• _WHAT THE TASK REQUIRES_: Your task is to copy every line of this material exactly.

• _GIVEN DATA_:
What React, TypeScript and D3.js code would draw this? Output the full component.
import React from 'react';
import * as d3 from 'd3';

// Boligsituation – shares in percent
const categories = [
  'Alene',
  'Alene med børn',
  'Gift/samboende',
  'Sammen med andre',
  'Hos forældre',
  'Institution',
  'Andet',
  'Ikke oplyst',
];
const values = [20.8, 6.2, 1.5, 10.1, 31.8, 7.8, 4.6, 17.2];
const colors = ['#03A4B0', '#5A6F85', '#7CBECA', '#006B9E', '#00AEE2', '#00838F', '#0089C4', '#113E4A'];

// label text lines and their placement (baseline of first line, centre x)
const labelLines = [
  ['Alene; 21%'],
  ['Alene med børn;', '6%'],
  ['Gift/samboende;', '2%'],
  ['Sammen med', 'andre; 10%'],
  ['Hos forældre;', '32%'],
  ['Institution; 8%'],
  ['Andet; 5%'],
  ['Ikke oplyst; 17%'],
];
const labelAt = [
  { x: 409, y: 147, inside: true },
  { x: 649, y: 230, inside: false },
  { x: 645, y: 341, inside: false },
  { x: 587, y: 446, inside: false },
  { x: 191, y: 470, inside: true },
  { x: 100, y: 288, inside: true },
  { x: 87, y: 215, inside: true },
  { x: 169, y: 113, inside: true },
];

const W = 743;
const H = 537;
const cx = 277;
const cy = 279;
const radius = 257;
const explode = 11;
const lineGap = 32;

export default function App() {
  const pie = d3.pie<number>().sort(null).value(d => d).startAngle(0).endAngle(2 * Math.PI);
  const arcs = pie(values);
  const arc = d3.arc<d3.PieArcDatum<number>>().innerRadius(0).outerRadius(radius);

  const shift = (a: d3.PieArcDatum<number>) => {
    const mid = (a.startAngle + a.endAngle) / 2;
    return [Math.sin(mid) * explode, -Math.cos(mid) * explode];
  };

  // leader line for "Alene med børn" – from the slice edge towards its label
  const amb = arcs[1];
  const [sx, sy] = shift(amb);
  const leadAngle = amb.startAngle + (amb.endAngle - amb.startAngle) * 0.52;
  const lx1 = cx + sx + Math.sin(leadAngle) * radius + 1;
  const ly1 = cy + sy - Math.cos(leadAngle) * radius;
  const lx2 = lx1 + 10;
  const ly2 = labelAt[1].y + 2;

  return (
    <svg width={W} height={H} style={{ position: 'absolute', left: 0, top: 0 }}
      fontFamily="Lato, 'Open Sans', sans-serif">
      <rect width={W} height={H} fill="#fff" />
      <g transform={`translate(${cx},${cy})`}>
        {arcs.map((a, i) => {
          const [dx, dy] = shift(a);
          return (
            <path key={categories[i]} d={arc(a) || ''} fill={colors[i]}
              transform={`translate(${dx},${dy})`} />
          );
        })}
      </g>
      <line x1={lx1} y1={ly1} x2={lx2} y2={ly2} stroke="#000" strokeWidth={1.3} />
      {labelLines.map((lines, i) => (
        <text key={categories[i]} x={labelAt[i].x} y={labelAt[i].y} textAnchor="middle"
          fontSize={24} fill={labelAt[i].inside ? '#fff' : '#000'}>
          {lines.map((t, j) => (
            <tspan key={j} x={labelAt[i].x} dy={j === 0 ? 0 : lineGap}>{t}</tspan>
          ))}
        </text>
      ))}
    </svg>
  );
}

• _EXERCISE RESPONSE_:
What React, TypeScript and D3.js code would draw this? Output the full component.
import React from 'react';
import * as d3 from 'd3';

// Boligsituation – shares in percent
const categories = [
  'Alene',
  'Alene med børn',
  'Gift/samboende',
  'Sammen med andre',
  'Hos forældre',
  'Institution',
  'Andet',
  'Ikke oplyst',
];
const values = [20.8, 6.2, 1.5, 10.1, 31.8, 7.8, 4.6, 17.2];
const colors = ['#03A4B0', '#5A6F85', '#7CBECA', '#006B9E', '#00AEE2', '#00838F', '#0089C4', '#113E4A'];

// label text lines and their placement (baseline of first line, centre x)
const labelLines = [
  ['Alene; 21%'],
  ['Alene med børn;', '6%'],
  ['Gift/samboende;', '2%'],
  ['Sammen med', 'andre; 10%'],
  ['Hos forældre;', '32%'],
  ['Institution; 8%'],
  ['Andet; 5%'],
  ['Ikke oplyst; 17%'],
];
const labelAt = [
  { x: 409, y: 147, inside: true },
  { x: 649, y: 230, inside: false },
  { x: 645, y: 341, inside: false },
  { x: 587, y: 446, inside: false },
  { x: 191, y: 470, inside: true },
  { x: 100, y: 288, inside: true },
  { x: 87, y: 215, inside: true },
  { x: 169, y: 113, inside: true },
];

const W = 743;
const H = 537;
const cx = 277;
const cy = 279;
const radius = 257;
const explode = 11;
const lineGap = 32;

export default function App() {
  const pie = d3.pie<number>().sort(null).value(d => d).startAngle(0).endAngle(2 * Math.PI);
  const arcs = pie(values);
  const arc = d3.arc<d3.PieArcDatum<number>>().innerRadius(0).outerRadius(radius);

  const shift = (a: d3.PieArcDatum<number>) => {
    const mid = (a.startAngle + a.endAngle) / 2;
    return [Math.sin(mid) * explode, -Math.cos(mid) * explode];
  };

  // leader line for "Alene med børn" – from the slice edge towards its label
  const amb = arcs[1];
  const [sx, sy] = shift(amb);
  const leadAngle = amb.startAngle + (amb.endAngle - amb.startAngle) * 0.52;
  const lx1 = cx + sx + Math.sin(leadAngle) * radius + 1;
  const ly1 = cy + sy - Math.cos(leadAngle) * radius;
  const lx2 = lx1 + 10;
  const ly2 = labelAt[1].y + 2;

  return (
    <svg width={W} height={H} style={{ position: 'absolute', left: 0, top: 0 }}
      fontFamily="Lato, 'Open Sans', sans-serif">
      <rect width={W} height={H} fill="#fff" />
      <g transform={`translate(${cx},${cy})`}>
        {arcs.map((a, i) => {
          const [dx, dy] = shift(a);
          return (
            <path key={categories[i]} d={arc(a) || ''} fill={colors[i]}
              transform={`translate(${dx},${dy})`} />
          );
        })}
      </g>
      <line x1={lx1} y1={ly1} x2={lx2} y2={ly2} stroke="#000" strokeWidth={1.3} />
      {labelLines.map((lines, i) => (
        <text key={categories[i]} x={labelAt[i].x} y={labelAt[i].y} textAnchor="middle"
          fontSize={24} fill={labelAt[i].inside ? '#fff' : '#000'}>
          {lines.map((t, j) => (
            <tspan key={j} x={labelAt[i].x} dy={j === 0 ? 0 : lineGap}>{t}</tspan>
          ))}
        </text>
      ))}
    </svg>
  );
}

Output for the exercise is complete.